On Sunday, the right-wing Brazilian official told demonstrators, “The space could serve as parking, shopping, leisure area or equipment.

"Indians sympathizers can go to Bolivia, where in addition to being a communist, an Indian still governs," Amorim said, referring to Morales who is Indigenous of the Aymara community. 

Bolivian state officials denounced the Brazilian politician, calling his behavior both outrageous and racist.

Hector Arce, Bolivia’s Minister of Justice, said, “Our Indigenous peoples deserve all respect and appreciation and an elected representative of a country as big and dignified as Brazil. They should publicly apologize.”

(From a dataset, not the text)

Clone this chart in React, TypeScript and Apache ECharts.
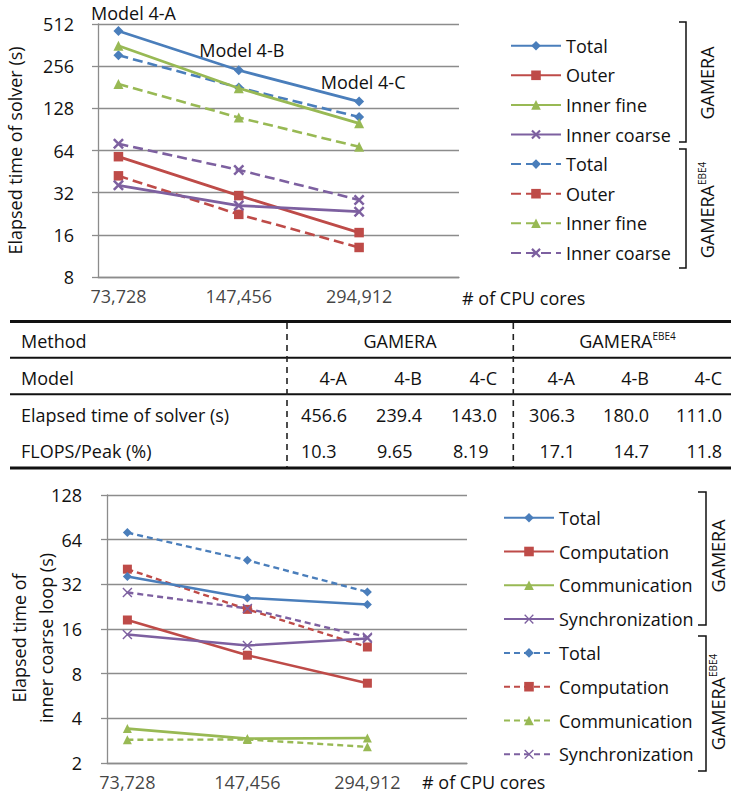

Morales responded immediately, tweeting, “We regret the resurgence of racist supremacy ideology. Faced with intolerance and discrimination, Indigenous people promote respect and integration. We have the same rights because we are children of the same Mother Earth.”

However, during an event in Cochabamba, he remarked that the comment was “hardly surprising” coming from a politician who supports the extreme right-wing President Jair Bolsonaro.

"There have always been policies to exterminate the indigenous movement during the colony and the republic. For those who know their history, it is not a novelty what the lawmaker in Brazil says," said Morales.

"In Bolivia, Indigenous people govern completely differently. It is something historic, unprecedented — a pride," the president said.